_Data supplied_:

■ ■ ■

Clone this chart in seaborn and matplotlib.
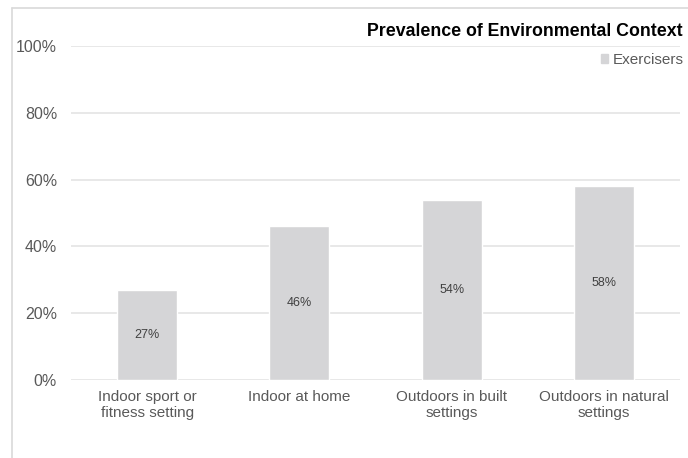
import matplotlib
matplotlib.use("Agg")
import matplotlib.pyplot as plt
from matplotlib.lines import Line2D
from matplotlib.patches import Patch
import seaborn as sns
import pandas as pd

categories = ["Indoor sport or\nfitness setting", "Indoor at home",
              "Outdoors in built\nsettings", "Outdoors in natural\nsettings"]
values = [0.27, 0.46, 0.54, 0.58]
value_labels = ["27%", "46%", "54%", "58%"]
yticks = [0.0, 0.2, 0.4, 0.6, 0.8, 1.0]
ytick_labels = ["0%", "20%", "40%", "60%", "80%", "100%"]
series_name = "Exercisers"
title = "Prevalence of Environmental Context"

sns.set_theme(style="white")
plt.rcParams["font.family"] = ["Liberation Sans", "DejaVu Sans"]

bar_color = "#d5d5d7"
text_gray = "#595959"
grid_gray = "#e4e4e4"

W, H = 688, 458
fig = plt.figure(figsize=(W / 100, H / 100), dpi=100)
ax = fig.add_axes([71 / W, 1 - 380 / H, (680 - 71) / W, (380 - 46) / H])

df = pd.DataFrame({"category": categories, "value": values})
sns.barplot(data=df, x="category", y="value", color=bar_color,
            width=0.395, saturation=1, ax=ax, zorder=3)

ax.set_ylim(0, 1)
ax.set_xlim(-0.5, len(categories) - 0.5)
ax.set_yticks(yticks)
ax.set_yticklabels(ytick_labels, color=text_gray, fontsize=11.5)
ax.set_xticklabels(categories, color=text_gray, fontsize=11, linespacing=1.2)
ax.tick_params(axis="y", length=0, pad=10)
ax.tick_params(axis="x", length=0, pad=7)
ax.set_xlabel("")
ax.set_ylabel("")
ax.yaxis.grid(True, color=grid_gray, linewidth=1.2, zorder=0)
for s in ax.spines.values():
    s.set_visible(False)

for p, lab in zip(ax.patches, value_labels):
    ax.text(p.get_x() + p.get_width() / 2, p.get_height() / 2, lab,
            ha="center", va="center", fontsize=9, color="#404040", zorder=4)

# outer chart frame
fy = 1 - 8 / H
fx = 12 / W
fig.add_artist(Line2D([fx, fx], [0, fy], color="#d9d9d9", linewidth=1.2))
fig.add_artist(Line2D([fx, 1], [fy, fy], color="#d9d9d9", linewidth=1.2))

fig.text(683 / W, 1 - 32 / H, title, ha="right", va="center",
         fontsize=12.8, fontweight="bold", color="#000000")

ax.legend(handles=[Patch(color=bar_color, label=series_name)],
          loc="center right", bbox_to_anchor=(684 / W, 1 - 60 / H),
          bbox_transform=fig.transFigure, frameon=False, fontsize=11,
          labelcolor=text_gray, handlelength=0.5, handleheight=0.5,
          handletextpad=0.3, borderpad=0, borderaxespad=0)

fig.savefig("out.png", dpi=100)
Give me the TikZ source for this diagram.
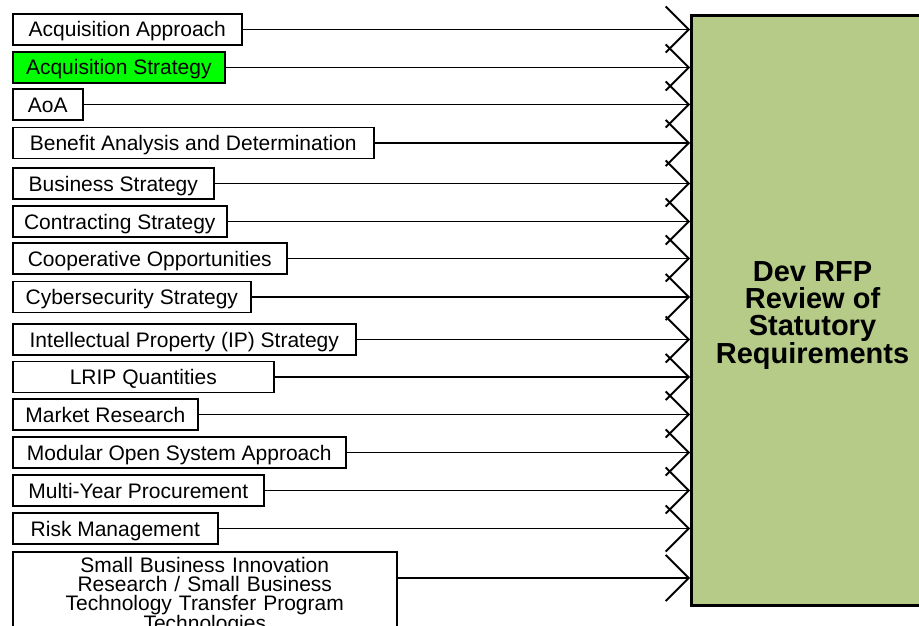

■ ■ ■

_Given instruction_:
Print the records above exactly as they stand, but leave out the pictures.

_Complete response_:
Clone this chart in seaborn and matplotlib.
import matplotlib
matplotlib.use("Agg")
import matplotlib.pyplot as plt
from matplotlib.lines import Line2D
from matplotlib.patches import Patch
import seaborn as sns
import pandas as pd

categories = ["Indoor sport or\nfitness setting", "Indoor at home",
              "Outdoors in built\nsettings", "Outdoors in natural\nsettings"]
values = [0.27, 0.46, 0.54, 0.58]
value_labels = ["27%", "46%", "54%", "58%"]
yticks = [0.0, 0.2, 0.4, 0.6, 0.8, 1.0]
ytick_labels = ["0%", "20%", "40%", "60%", "80%", "100%"]
series_name = "Exercisers"
title = "Prevalence of Environmental Context"

sns.set_theme(style="white")
plt.rcParams["font.family"] = ["Liberation Sans", "DejaVu Sans"]

bar_color = "#d5d5d7"
text_gray = "#595959"
grid_gray = "#e4e4e4"

W, H = 688, 458
fig = plt.figure(figsize=(W / 100, H / 100), dpi=100)
ax = fig.add_axes([71 / W, 1 - 380 / H, (680 - 71) / W, (380 - 46) / H])

df = pd.DataFrame({"category": categories, "value": values})
sns.barplot(data=df, x="category", y="value", color=bar_color,
            width=0.395, saturation=1, ax=ax, zorder=3)

ax.set_ylim(0, 1)
ax.set_xlim(-0.5, len(categories) - 0.5)
ax.set_yticks(yticks)
ax.set_yticklabels(ytick_labels, color=text_gray, fontsize=11.5)
ax.set_xticklabels(categories, color=text_gray, fontsize=11, linespacing=1.2)
ax.tick_params(axis="y", length=0, pad=10)
ax.tick_params(axis="x", length=0, pad=7)
ax.set_xlabel("")
ax.set_ylabel("")
ax.yaxis.grid(True, color=grid_gray, linewidth=1.2, zorder=0)
for s in ax.spines.values():
    s.set_visible(False)

for p, lab in zip(ax.patches, value_labels):
    ax.text(p.get_x() + p.get_width() / 2, p.get_height() / 2, lab,
            ha="center", va="center", fontsize=9, color="#404040", zorder=4)

# outer chart frame
fy = 1 - 8 / H
fx = 12 / W
fig.add_artist(Line2D([fx, fx], [0, fy], color="#d9d9d9", linewidth=1.2))
fig.add_artist(Line2D([fx, 1], [fy, fy], color="#d9d9d9", linewidth=1.2))

fig.text(683 / W, 1 - 32 / H, title, ha="right", va="center",
         fontsize=12.8, fontweight="bold", color="#000000")

ax.legend(handles=[Patch(color=bar_color, label=series_name)],
          loc="center right", bbox_to_anchor=(684 / W, 1 - 60 / H),
          bbox_transform=fig.transFigure, frameon=False, fontsize=11,
          labelcolor=text_gray, handlelength=0.5, handleheight=0.5,
          handletextpad=0.3, borderpad=0, borderaxespad=0)

fig.savefig("out.png", dpi=100)
Give me the TikZ source for this diagram.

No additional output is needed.